Essexville, Michigan

 

Prayer and pathways

 

##The current issue has several articles of note. “Involuntary Prayer” relates how the author left the seminary years ago and then embraced agnosticism. He detests “fundamental Catholicism” and has a panic attack when he visits the Grotto. His essay is some unintelligible discussion on the difference between voluntary formal prayers and involuntary prayer. Another, “The Power of Paying Attention,” is about a science writer who rejects his Catholicism in favor of transcendentalism and the impersonal pantheistic God of nature.

 

The editor endorses these anti-religious and anti-Catholic essays in his editor’s column when he writes about life’s meaning and says, “The answers we adopt are theories, really — guesses, unprovable hypotheses, hopeful narratives, speculation.” This magazine is published for alumni and friends of Notre Dame, a university of the Mother of Christ, the Son of God, whose life, death and resurrection along with the rest of revelation tells us who we are, where we are going and how to get there. This attraction to doubt, relativism and subjectivity of truth is rampant in our secular culture. Notre Dame Magazine need not be a vehicle for the editor to display his pseudo-sophistication and his tolerant postmodern bona fides.

 

Charles S. Smith, M.D. ’60

Pauma Valley, California

 

##Notre Dame does not often treat its non-believing sons as well as you have in your story on Chet Raymo ’58. Sandwiched among the ecstatic affirmations of vision and belief was the gentle but informative essay on this agnostic Stonehill professor and journalist who has written so often of his search through science for a deity. Normally I skip the pieces on high-achieving alumni, but in this story I found not only a possible personal connection with a guy I may have passed on the way to the dining hall or assisted in the bookstore, but, more defining, someone with whom I share deep skepticism about God’s existence. I find that few of my Class of ’60 brethren publicly confess to sustaining doubt. But Notre Dame’s golden aura can fade in a world of terror, tears and hypocrisy. As a retired academic librarian, I can assure Dr.

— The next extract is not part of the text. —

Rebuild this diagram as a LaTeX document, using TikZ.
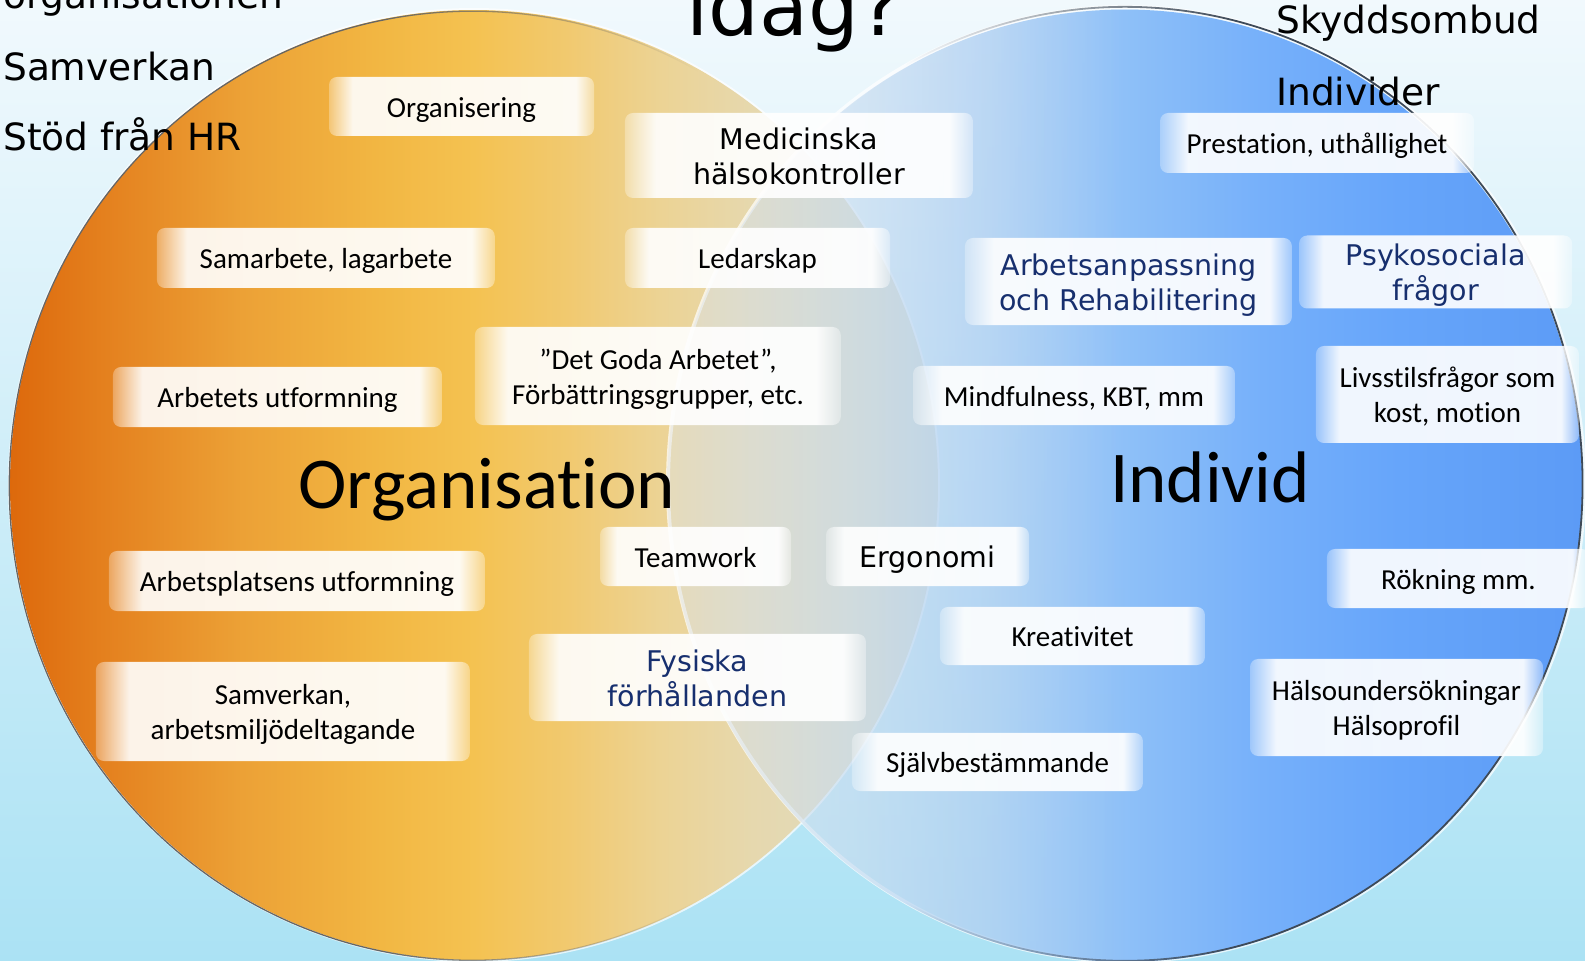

Raymo that it is not only in the sciences that one finds the strains of catechism avowals, but in the core of the humanities where the poetry of the stars daily meets the real-life metaphors of doubt and destruction at our feet.

 

Thomas L. Bonn ’60

Ithaca, New York

 

##“Involuntary Prayer” and “The Power of Paying Attention” provide two thought-provoking yet gut-wrenching personal stories. I understand the point that these two agnostics are somehow still open to prayer and glorious mystery. However, as a lifelong Catholic whose faith was nourished and strengthened at Notre Dame, I was disheartened to read how these fellow alumni lost their Catholic faith. Prayer and self-denial are not done to change God but to change us. Thank goodness for Sister Joan Sauro’s elegant essay (“Prayers on the run”) on the final page. In it she makes clear that at the core of a vibrant and useful Christian faith is a deep, personal relationship with the Lord Jesus.